▶ _GIVEN EXERCISE_
Copy the records below exactly, leaving out any pictures.

-- Begin INFORMATION GIVEN --

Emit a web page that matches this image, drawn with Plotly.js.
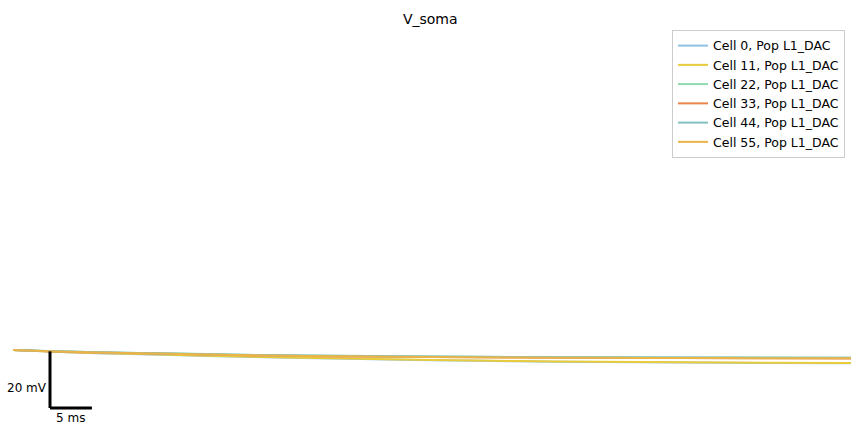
<!DOCTYPE html>
<html>
<head>
<meta charset="utf-8">
<script src="https://cdn.plot.ly/plotly-3.0.1.min.js"></script>
<style>html,body{margin:0;padding:0;background:#fff;}</style>
</head>
<body>
<div id="chart" style="width:864px;height:432px;"></div>
<script>
// time (ms)
const time = [0, 5, 10, 20, 30, 40, 50, 60, 70, 80, 90, 100];
// membrane potential (mV) per cell
const cell0  = [-65.00, -65.65, -66.12, -66.85, -67.55, -68.08, -68.62, -68.98, -69.26, -69.44, -69.58, -69.68];
const cell11 = [-65.00, -65.60, -66.06, -66.77, -67.47, -68.00, -68.53, -68.89, -69.17, -69.35, -69.49, -69.59];
const cell22 = [-65.00, -65.44, -65.78, -66.28, -66.79, -67.07, -67.30, -67.47, -67.57, -67.63, -67.69, -67.72];
const cell33 = [-65.00, -65.55, -65.92, -66.45, -66.98, -67.27, -67.51, -67.69, -67.80, -67.87, -67.94, -67.97];
const cell44 = [-65.00, -65.45, -65.80, -66.30, -66.82, -67.10, -67.33, -67.50, -67.60, -67.66, -67.72, -67.75];
const cell55 = [-65.00, -65.53, -65.88, -66.41, -66.94, -67.23, -67.47, -67.65, -67.76, -67.83, -67.90, -67.93];
const names = ['Cell 0, Pop L1_DAC', 'Cell 11, Pop L1_DAC', 'Cell 22, Pop L1_DAC',
               'Cell 33, Pop L1_DAC', 'Cell 44, Pop L1_DAC', 'Cell 55, Pop L1_DAC'];
const series = [cell0, cell11, cell22, cell33, cell44, cell55];
const colors = ['#8fc0df', '#e9cc3c', '#8fdbb0', '#ea844a', '#82c0c0', '#ebb448'];

const traces = series.map((v, i) => ({
  x: time, y: v, type: 'scatter', mode: 'lines', name: names[i],
  line: {color: colors[i], width: 2, shape: 'spline'}
}));

// scale bar (layout only)
const sbX = 4.415, sbY = -85.5, sbT = 5, sbV = 20;

const layout = {
  width: 864, height: 432,
  margin: {l: 0, r: 0, t: 0, b: 0},
  paper_bgcolor: '#ffffff', plot_bgcolor: '#ffffff',
  font: {family: 'DejaVu Sans', size: 12, color: '#000'},
  title: {text: 'V_soma', x: 0.498, xanchor: 'center', y: 0.956, yanchor: 'middle',
          font: {family: 'DejaVu Sans', size: 14, color: '#000'}},
  xaxis: {visible: false, range: [-1.551, 101.55], fixedrange: true},
  yaxis: {visible: false, range: [-93.98, 58.67], fixedrange: true},
  showlegend: true,
  legend: {x: 0.978, xanchor: 'right', y: 0.9306, yanchor: 'top',
           bgcolor: '#ffffff', bordercolor: '#cccccc', borderwidth: 1,
           font: {family: 'DejaVu Sans', size: 12.5, color: '#000'}},
  shapes: [
    {type: 'line', xref: 'x', yref: 'y', x0: sbX, x1: sbX, y0: sbY, y1: sbY + sbV,
     line: {color: '#000', width: 3}},
    {type: 'line', xref: 'x', yref: 'y', x0: sbX, x1: sbX + sbT, y0: sbY, y1: sbY,
     line: {color: '#000', width: 3}}
  ],
  annotations: [
    {xref: 'x', yref: 'y', x: sbX - 0.07, y: sbY + sbV / 2 - 2.95, text: '20 mV', showarrow: false,
     xanchor: 'right', yanchor: 'middle', font: {family: 'DejaVu Sans', size: 12, color: '#000'}},
    {xref: 'x', yref: 'y', x: sbX + 2.4, y: sbY - 3.55, text: '5 ms', showarrow: false,
     xanchor: 'center', yanchor: 'middle', font: {family: 'DejaVu Sans', size: 12, color: '#000'}}
  ]
};

Plotly.newPlot('chart', traces, layout, {displayModeBar: false, staticPlot: true});
</script>
</body>
</html>
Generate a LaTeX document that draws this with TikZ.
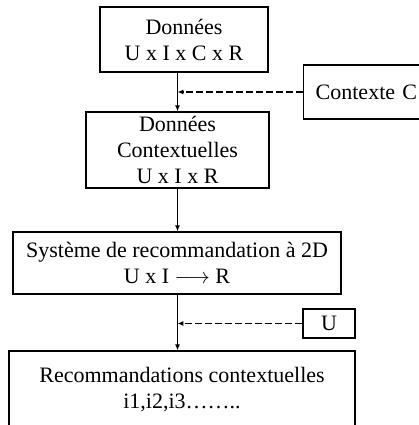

-- End INFORMATION GIVEN --

▶ _EXERCISE SOLUTION_
Emit a web page that matches this image, drawn with Plotly.js.
<!DOCTYPE html>
<html>
<head>
<meta charset="utf-8">
<script src="https://cdn.plot.ly/plotly-3.0.1.min.js"></script>
<style>html,body{margin:0;padding:0;background:#fff;}</style>
</head>
<body>
<div id="chart" style="width:864px;height:432px;"></div>
<script>
// time (ms)
const time = [0, 5, 10, 20, 30, 40, 50, 60, 70, 80, 90, 100];
// membrane potential (mV) per cell
const cell0  = [-65.00, -65.65, -66.12, -66.85, -67.55, -68.08, -68.62, -68.98, -69.26, -69.44, -69.58, -69.68];
const cell11 = [-65.00, -65.60, -66.06, -66.77, -67.47, -68.00, -68.53, -68.89, -69.17, -69.35, -69.49, -69.59];
const cell22 = [-65.00, -65.44, -65.78, -66.28, -66.79, -67.07, -67.30, -67.47, -67.57, -67.63, -67.69, -67.72];
const cell33 = [-65.00, -65.55, -65.92, -66.45, -66.98, -67.27, -67.51, -67.69, -67.80, -67.87, -67.94, -67.97];
const cell44 = [-65.00, -65.45, -65.80, -66.30, -66.82, -67.10, -67.33, -67.50, -67.60, -67.66, -67.72, -67.75];
const cell55 = [-65.00, -65.53, -65.88, -66.41, -66.94, -67.23, -67.47, -67.65, -67.76, -67.83, -67.90, -67.93];
const names = ['Cell 0, Pop L1_DAC', 'Cell 11, Pop L1_DAC', 'Cell 22, Pop L1_DAC',
               'Cell 33, Pop L1_DAC', 'Cell 44, Pop L1_DAC', 'Cell 55, Pop L1_DAC'];
const series = [cell0, cell11, cell22, cell33, cell44, cell55];
const colors = ['#8fc0df', '#e9cc3c', '#8fdbb0', '#ea844a', '#82c0c0', '#ebb448'];

const traces = series.map((v, i) => ({
  x: time, y: v, type: 'scatter', mode: 'lines', name: names[i],
  line: {color: colors[i], width: 2, shape: 'spline'}
}));

// scale bar (layout only)
const sbX = 4.415, sbY = -85.5, sbT = 5, sbV = 20;

const layout = {
  width: 864, height: 432,
  margin: {l: 0, r: 0, t: 0, b: 0},
  paper_bgcolor: '#ffffff', plot_bgcolor: '#ffffff',
  font: {family: 'DejaVu Sans', size: 12, color: '#000'},
  title: {text: 'V_soma', x: 0.498, xanchor: 'center', y: 0.956, yanchor: 'middle',
          font: {family: 'DejaVu Sans', size: 14, color: '#000'}},
  xaxis: {visible: false, range: [-1.551, 101.55], fixedrange: true},
  yaxis: {visible: false, range: [-93.98, 58.67], fixedrange: true},
  showlegend: true,
  legend: {x: 0.978, xanchor: 'right', y: 0.9306, yanchor: 'top',
           bgcolor: '#ffffff', bordercolor: '#cccccc', borderwidth: 1,
           font: {family: 'DejaVu Sans', size: 12.5, color: '#000'}},
  shapes: [
    {type: 'line', xref: 'x', yref: 'y', x0: sbX, x1: sbX, y0: sbY, y1: sbY + sbV,
     line: {color: '#000', width: 3}},
    {type: 'line', xref: 'x', yref: 'y', x0: sbX, x1: sbX + sbT, y0: sbY, y1: sbY,
     line: {color: '#000', width: 3}}
  ],
  annotations: [
    {xref: 'x', yref: 'y', x: sbX - 0.07, y: sbY + sbV / 2 - 2.95, text: '20 mV', showarrow: false,
     xanchor: 'right', yanchor: 'middle', font: {family: 'DejaVu Sans', size: 12, color: '#000'}},
    {xref: 'x', yref: 'y', x: sbX + 2.4, y: sbY - 3.55, text: '5 ms', showarrow: false,
     xanchor: 'center', yanchor: 'middle', font: {family: 'DejaVu Sans', size: 12, color: '#000'}}
  ]
};

Plotly.newPlot('chart', traces, layout, {displayModeBar: false, staticPlot: true});
</script>
</body>
</html>
Generate a LaTeX document that draws this with TikZ.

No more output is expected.